Code senza fine, sale prese d’assalto, un pubblico sempre più numeroso e anche difficile da individuare. Non solo addetti ai lavori ma studenti e appassionati di tutte le età, professionisti che vengono a Venezia e fanno il pieno di cinema, ma soprattutto ragazzi. I famosi giovani che durante il resto dell’anno latitano dalle sale soprattutto d’essai. Vista dal Lido la crisi sembra un brutto sogno. E il merito è tutto della Mostra, nel suo insieme. Al giro di boa del primo weekend ogni possibile dubbio è svanito.

Venezia 76 registra un gradimento eccezionale, forse il più alto del decennio. Non servono i dati per dirlo, basta guardarsi intorno. Fino a pochi anni fa c’era il problema dei fischi che a volte assassinavano il film già all’anteprima stampa. Oggi tutto si svolge in un clima di consenso perfino eccessivo, perché un festival vive anche di polemiche, contestazioni, passioni. Invece per ora niente, tutto liscio come l’olio. Per litigare bisognerà aspettare la sera dei premi. Ma al momento il festival ha mantenuto tutte le sue promesse, basta guardare le stellette della stampa anche straniera. E nessuno ha scritto la fatidica frase: «Perché questo film sta in concorso?». Perfino la coda velenosa del #metoo, agitata a sproposito da Lucrecia Martel, è rientrata senza provocare danni. Ep- pure un festival non fa una stagione. Il calo delle presenze in sala, soprattutto giovanili, esiste eccome. Venezia può essere il luogo in cui si comincia a elaborare una risposta, il festival che dà il via a una svolta. Ma moltissimo resta da fare. Basteranno gli spettatori accorsi al Lido, una volta tornati a casa, a scatenare il passaparola? Vedremo anche in sala i molti bellissimi film ancora senza distribuzione (un nome per tutti: il Citizen K di Gibney), o dobbiamo rassegnarci al fatto che i festival ormai hanno preso il posto del circuito di qualità? Per rispondere a queste domande i festival non possono bastare.
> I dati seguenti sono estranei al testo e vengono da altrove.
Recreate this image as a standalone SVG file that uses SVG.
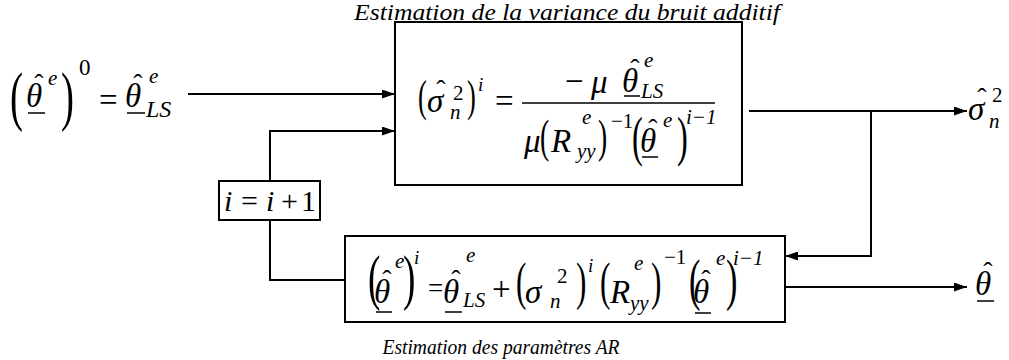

Per riaffezionare giovani e giovanissimi al cinema – ai suoi tempi, alla sua varietà, al suo spessore – bisogna lavorare sugli anni dalla formazione. Affrontare con decisione il problema dell’insegnamento del cinema nelle scuole partendo dalle medie inferiori se non dalle elementari. Istituire una cabina di regia che dia alle mille iniziative fiorite per merito della nuova legge cinema una coerenza e una consistenza che al momento non possono avere. Lo sostenevano fra gli altri, ieri, nell’incontro organizzato da Ciak alla Villa degli Autori, due fra gli uomini più potenti del nostro cinema, Paolo Del Brocco e Giampaolo Letta. Speriamo che a Roma, dove sono distratti dal solito “ben altro”, qualcuno li ascolti.